-------- Available records --------

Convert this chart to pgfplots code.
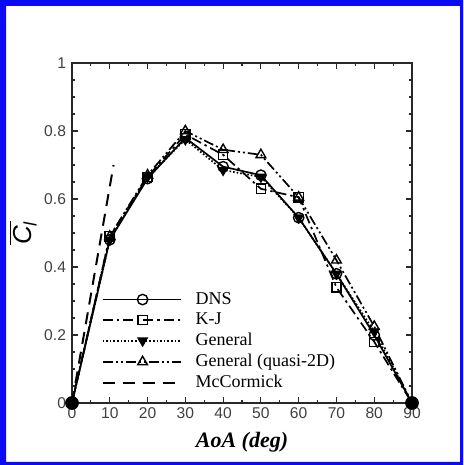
\documentclass[border=0pt]{standalone}
\usepackage{fontspec}
\setmainfont{Liberation Serif}
\newfontfamily\sansf{Liberation Sans}
\usepackage{pgfplots}
\pgfplotsset{compat=1.18}
\definecolor{frameblue}{RGB}{10,10,245}
\definecolor{axgray}{RGB}{40,40,40}
\begin{document}
\begin{tikzpicture}
\useasboundingbox (0pt,0pt) rectangle (231.5pt,232.5pt);
\fill[frameblue,even odd rule] (0pt,0pt) rectangle (231.5pt,232.5pt) (3pt,1.5pt) rectangle (230pt,229.5pt);
\begin{axis}[
  at={(36pt,31pt)}, anchor=south west,
  scale only axis, width=170pt, height=170pt,
  xmin=0, xmax=90, ymin=0, ymax=1,
  xtick={0,10,...,90}, ytick={0,0.2,0.4,0.6,0.8,1},
  minor x tick num=1, minor y tick num=3,
  tick align=inside,
  major tick length=3pt, minor tick length=1.6pt,
  axis line style={axgray, line width=0.8pt},
  every tick/.style={axgray, line width=0.6pt},
  tick label style={font=\sansf\fontsize{7.8}{9}\selectfont, text=black!75},
  /pgf/number format/assume math mode=true,
  yticklabel style={/pgf/number format/fixed, xshift=0.5pt},
  xticklabel style={yshift=1pt},
  xlabel={\bfseries\itshape AoA (deg)},
  xlabel style={font=\fontsize{11}{12}\selectfont, yshift=0.5pt},
  ylabel={$\overline{\mbox{\sansf\itshape C\textsubscript{l}}}$},
  ylabel style={font=\sansf\fontsize{13}{14}\selectfont, yshift=-3pt},
  legend style={at={(rel axis cs:0.08,0.345)}, anchor=north west, draw=none, fill=none,
    font=\fontsize{9}{10}\selectfont, row sep=-1.2pt, inner sep=1pt},
  legend cell align=left,
  legend image code/.code={\draw[mark repeat=2,mark phase=2] plot coordinates {(0pt,0pt) (20pt,0pt) (39pt,0pt)}; \path (44pt,0pt);},
  every axis plot/.append style={line width=0.85pt, black},
  clip=false,
]
\addplot[solid, mark=o, mark size=2.6pt, mark options={solid, line width=0.7pt}] coordinates {
(0,0) (10,0.48) (20,0.66) (30,0.78) (40,0.695) (50,0.67) (60,0.545) (70,0.38) (80,0.20) (90,0)};
\addlegendentry{DNS}
\addplot[dash pattern=on 5pt off 2pt on 1.2pt off 2pt, mark=square, mark size=2.3pt, mark options={solid, line width=0.7pt}] coordinates {
(0,0) (10,0.49) (20,0.665) (30,0.79) (40,0.73) (50,0.63) (60,0.605) (70,0.34) (80,0.18) (90,0)};
\addlegendentry{K-J}
\addplot[dash pattern=on 0.8pt off 1pt, mark=triangle*, mark size=2.4pt, mark options={solid, rotate=180}] coordinates {
(0,0) (10,0.48) (20,0.665) (30,0.775) (40,0.685) (50,0.665) (60,0.545) (70,0.38) (80,0.21) (90,0)};
\addlegendentry{General}
\addplot[dash pattern=on 5pt off 1.5pt on 1pt off 1.5pt on 1pt off 1.5pt, mark=triangle, mark size=2.8pt, mark options={solid, line width=0.7pt}] coordinates {
(0,0) (10,0.49) (20,0.67) (30,0.80) (40,0.745) (50,0.73) (60,0.605) (70,0.42) (80,0.225) (90,0)};
\addlegendentry{General (quasi-2D)}
\addplot[dash pattern=on 6pt off 4pt, line width=1pt] coordinates {(0,0) (11,0.70)};
\addlegendentry{McCormick}
\addplot[only marks, mark=*, mark size=3pt, forget plot] coordinates {(0,0) (90,0)};
\end{axis}
\end{tikzpicture}
\end{document}
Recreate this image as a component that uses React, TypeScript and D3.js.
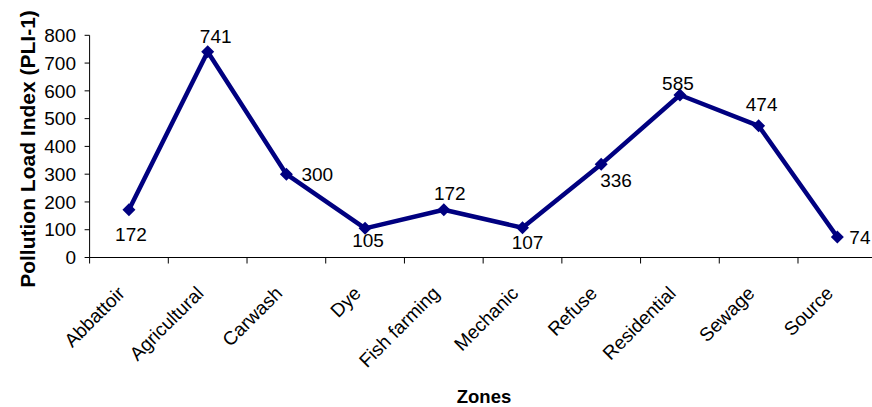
import React from "react";
import * as d3 from "d3";

const categories = ["Abbattoir", "Agricultural", "Carwash", "Dye", "Fish farming", "Mechanic", "Refuse", "Residential", "Sewage", "Source"];
const values = [172, 741, 300, 105, 172, 107, 336, 585, 474, 74];
const yTicks = [0, 100, 200, 300, 400, 500, 600, 700, 800];
// label placement: [dx, dy, anchor]
const labelPlacement: [number, number, string][] = [
  [2, 25, "middle"],
  [8, -15, "middle"],
  [15, 0, "start"],
  [3, 12.5, "middle"],
  [6, -16, "middle"],
  [5, 15, "middle"],
  [-1, 16, "start"],
  [-2, -12, "middle"],
  [3, -21, "middle"],
  [12, 0, "start"],
];

const W = 872;
const H = 407;
const FONT = "'Liberation Sans', Arial, sans-serif";

export default function App() {
  const x = d3.scaleBand<string>().domain(categories).range([89.6, 876.7]).padding(0);
  const y = d3.scaleLinear().domain([0, 800]).range([257.5, 35.3]);
  const cx = (c: string) => (x(c) as number) + x.bandwidth() / 2;
  const line = d3
    .line<number>()
    .x((_, i) => cx(categories[i]))
    .y((v) => y(v));
  const diamond = (px: number, py: number, r: number) =>
    `M${px},${py - r}L${px + r},${py}L${px},${py + r}L${px - r},${py}Z`;
  const x0 = 89.6;
  const yBase = y(0);
  const tickEdges = categories.map((c) => x(c) as number);

  return (
    <svg
      width={W}
      height={H}
      style={{ position: "absolute", left: 0, top: 0, background: "#fff" }}
      fontFamily={FONT}
    >
      <rect width={W} height={H} fill="#fff" />
      {/* y axis */}
      <line x1={x0} x2={x0} y1={y(800)} y2={yBase} stroke="#000" strokeWidth={1} />
      {yTicks.map((t) => (
        <g key={t}>
          <line x1={x0 - 5} x2={x0} y1={y(t)} y2={y(t)} stroke="#000" strokeWidth={1} />
          <text x={76} y={y(t)} dy="0.35em" textAnchor="end" fontSize={19} fill="#000">
            {t}
          </text>
        </g>
      ))}
      {/* x axis */}
      <line x1={x0} x2={W} y1={yBase} y2={yBase} stroke="#000" strokeWidth={1} />
      {tickEdges.map((e, i) => (
        <line key={i} x1={e} x2={e} y1={yBase} y2={yBase + 6} stroke="#000" strokeWidth={1} />
      ))}
      {categories.map((c) => (
        <text
          key={c}
          transform={`translate(${cx(c) - 3},${yBase + 37}) rotate(-45)`}
          textAnchor="end"
          fontSize={19}
          fill="#000"
        >
          {c}
        </text>
      ))}
      {/* line */}
      <path d={line(values) || ""} fill="none" stroke="#000080" strokeWidth={4.5} strokeLinejoin="round" />
      {values.map((v, i) => (
        <path key={i} d={diamond(cx(categories[i]), y(v), 6.5)} fill="#000080" />
      ))}
      {values.map((v, i) => {
        const [dx, dy, anchor] = labelPlacement[i];
        return (
          <text
            key={"l" + i}
            x={cx(categories[i]) + dx}
            y={y(v) + dy}
            dy="0.35em"
            textAnchor={anchor}
            fontSize={19}
            fill="#000"
          >
            {v}
          </text>
        );
      })}
      {/* axis titles */}
      <text
        transform={`translate(35,149) rotate(-90)`}
        textAnchor="middle"
        fontSize={21}
        fontWeight="bold"
        fill="#000"
      >
        Pollution Load Index (PLI-1)
      </text>
      <text x={484} y={403} textAnchor="middle" fontSize={18.5} fontWeight="bold" fill="#000">
        Zones
      </text>
    </svg>
  );
}
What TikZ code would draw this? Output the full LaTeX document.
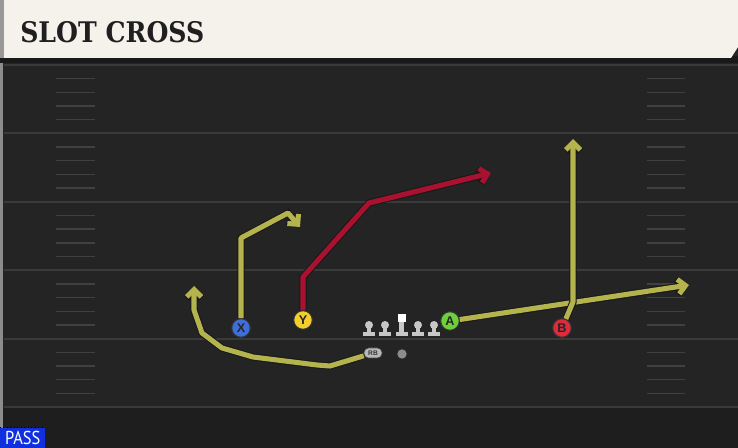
\documentclass[tikz,border=0pt]{standalone}
\usepackage{fontspec}
\setmainfont{Liberation Sans}
\newfontfamily\titlefont{DejaVu Serif}
\newfontfamily\passfont{PT Sans}
\usetikzlibrary{arrows.meta}
\definecolor{fieldbg}{HTML}{242424}
\definecolor{fieldlow}{HTML}{1E1E1E}
\definecolor{yardgray}{HTML}{3A3A3A}
\definecolor{hashgray}{HTML}{404040}
\definecolor{headbg}{HTML}{F4F2EB}
\definecolor{olive}{HTML}{B4B34E}
\definecolor{crimson}{HTML}{A8112F}
\definecolor{xblue}{HTML}{3F6ED8}
\definecolor{yyellow}{HTML}{F4CE2C}
\definecolor{agreen}{HTML}{6DD03A}
\definecolor{bred}{HTML}{E02A3C}
\definecolor{passblue}{HTML}{1030E0}
\tikzset{
  yardline/.style={draw=yardgray,line width=1.6pt},
  hashline/.style={draw=hashgray,line width=1.1pt},
  route/.style={line width=3.8pt,line join=round,
    -{Straight Barb[length=5.5pt,width=11pt]},
    preaction={draw=black!90,line width=5.4pt}},
  player/.style={circle,draw=black!80,line width=0.8pt,minimum size=14pt,
    inner sep=0pt,font=\bfseries\fontsize{9.5}{9.5}\selectfont,text=black!85},
  lineman/.style={fill=black!22}
}
\begin{document}
\begin{tikzpicture}[x=0.75pt,y=-0.75pt]
  \useasboundingbox (0,0) rectangle (738,448);
  % Field
  \fill[fieldbg] (0,0) rectangle (738,448);
  \fill[fieldlow] (0,407) rectangle (738,448);
  \fill[black!45] (0,60) rectangle (3,448);
  % Yard lines and hash marks
  \foreach \y in {65,133.4,201.8,270.2,338.6,407} \draw[yardline] (4,\y) -- (738,\y);
  \foreach \k in {1,...,24} {
    \pgfmathtruncatemacro\r{mod(\k,5)}
    \ifnum\r>0
      \draw[hashline] (56,65+13.68*\k) -- (95,65+13.68*\k);
      \draw[hashline] (647,65+13.68*\k) -- (685,65+13.68*\k);
    \fi
  }
  % Header
  \fill[black!90] (0,56) rectangle (738,63);
  \fill[black!40] (0,0) rectangle (4,58);
  \fill[headbg] (4,0) -- (738,0) -- (738,47) -- (731,58) -- (4,58) -- cycle;
  \node[anchor=base west,inner sep=0pt,text=black!88,
    font=\titlefont\bfseries\fontsize{21}{21}\selectfont] (title) at (20,43)
    {\resizebox{138pt}{15.8pt}{SLOT CROSS}};
  % Formation
  \node[player,fill=xblue] (X) at (241,328) {X};
  \node[player,fill=yyellow] (Y) at (303,320) {Y};
  \node[player,fill=agreen] (A) at (450,321) {A};
  \node[player,fill=bred] (B) at (562,328) {B};
  \foreach \x in {369,385,418,434} {
    \fill[lineman] (\x,325) circle (4);
    \fill[lineman] (\x-2.2,325) rectangle (\x+2.2,333);
    \fill[lineman] (\x-6,332) rectangle (\x+6,336.5);
  }
  \fill[white] (397.5,314) rectangle (405.5,322.5);
  \fill[lineman] (399.3,322) rectangle (403.7,333);
  \fill[lineman] (395.5,332) rectangle (407.5,336.5);
  \node[draw=black!70,fill=black!28,rounded corners=3.5pt,minimum width=13.5pt,
    minimum height=7.5pt,inner sep=0pt,font=\bfseries\fontsize{5}{5}\selectfont,
    text=black!80] (RB) at (373,353) {RB};
  \node[circle,fill=black!45,minimum size=7pt,inner sep=0pt] (QB) at (402,354) {};
  % Route points
  \coordinate (x1) at (241,238);
  \coordinate (x2) at (288,213);
  \coordinate (xend) at (300,227);
  \coordinate (y1) at (303,277);
  \coordinate (y2) at (369,203);
  \coordinate (yend) at (491,173);
  \coordinate (aend) at (689,285);
  \coordinate (b1) at (573,302);
  \coordinate (bend) at (573,139);
  \coordinate (r1) at (330,366);
  \coordinate (r2) at (317,365);
  \coordinate (r3) at (253,357);
  \coordinate (r4) at (222,348);
  \coordinate (r5) at (202,333);
  \coordinate (r6) at (194,310);
  \coordinate (rend) at (194,286);
  % Routes
  \draw[route,draw=olive] (X) -- (x1) -- (x2) -- (xend);
  \draw[route,draw=crimson] (Y) -- (y1) -- (y2) -- (yend);
  \draw[route,draw=olive] (A) -- (aend);
  \draw[route,draw=olive] (B) -- (b1) -- (bend);
  \draw[route,draw=olive] (RB) -- (r1) -- (r2) -- (r3) -- (r4) -- (r5) -- (r6) -- (rend);
  % Play type
  \draw[black,dotted,line width=0.6pt] (0,427) -- (45,427);
  \node[fill=passblue,anchor=south west,minimum width=33.75pt,minimum height=15pt,
    inner sep=0pt,text=white,font=\passfont\fontsize{14}{14}\selectfont] (pass) at (0,448)
    {\scalebox{0.88}[1]{PASS}};
\end{tikzpicture}
\end{document}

--------

- [Given instruction] Retype exactly the lines from the one with "Recreate this image" through the one with "const tickEdges = categories.map((c)", both included, and nothing else; leave out the pictures.

- [Answer to this problem]
Recreate this image as a component that uses React, TypeScript and D3.js.
import React from "react";
import * as d3 from "d3";

const categories = ["Abbattoir", "Agricultural", "Carwash", "Dye", "Fish farming", "Mechanic", "Refuse", "Residential", "Sewage", "Source"];
const values = [172, 741, 300, 105, 172, 107, 336, 585, 474, 74];
const yTicks = [0, 100, 200, 300, 400, 500, 600, 700, 800];
// label placement: [dx, dy, anchor]
const labelPlacement: [number, number, string][] = [
  [2, 25, "middle"],
  [8, -15, "middle"],
  [15, 0, "start"],
  [3, 12.5, "middle"],
  [6, -16, "middle"],
  [5, 15, "middle"],
  [-1, 16, "start"],
  [-2, -12, "middle"],
  [3, -21, "middle"],
  [12, 0, "start"],
];

const W = 872;
const H = 407;
const FONT = "'Liberation Sans', Arial, sans-serif";

export default function App() {
  const x = d3.scaleBand<string>().domain(categories).range([89.6, 876.7]).padding(0);
  const y = d3.scaleLinear().domain([0, 800]).range([257.5, 35.3]);
  const cx = (c: string) => (x(c) as number) + x.bandwidth() / 2;
  const line = d3
    .line<number>()
    .x((_, i) => cx(categories[i]))
    .y((v) => y(v));
  const diamond = (px: number, py: number, r: number) =>
    `M${px},${py - r}L${px + r},${py}L${px},${py + r}L${px - r},${py}Z`;
  const x0 = 89.6;
  const yBase = y(0);
  const tickEdges = categories.map((c) => x(c) as number);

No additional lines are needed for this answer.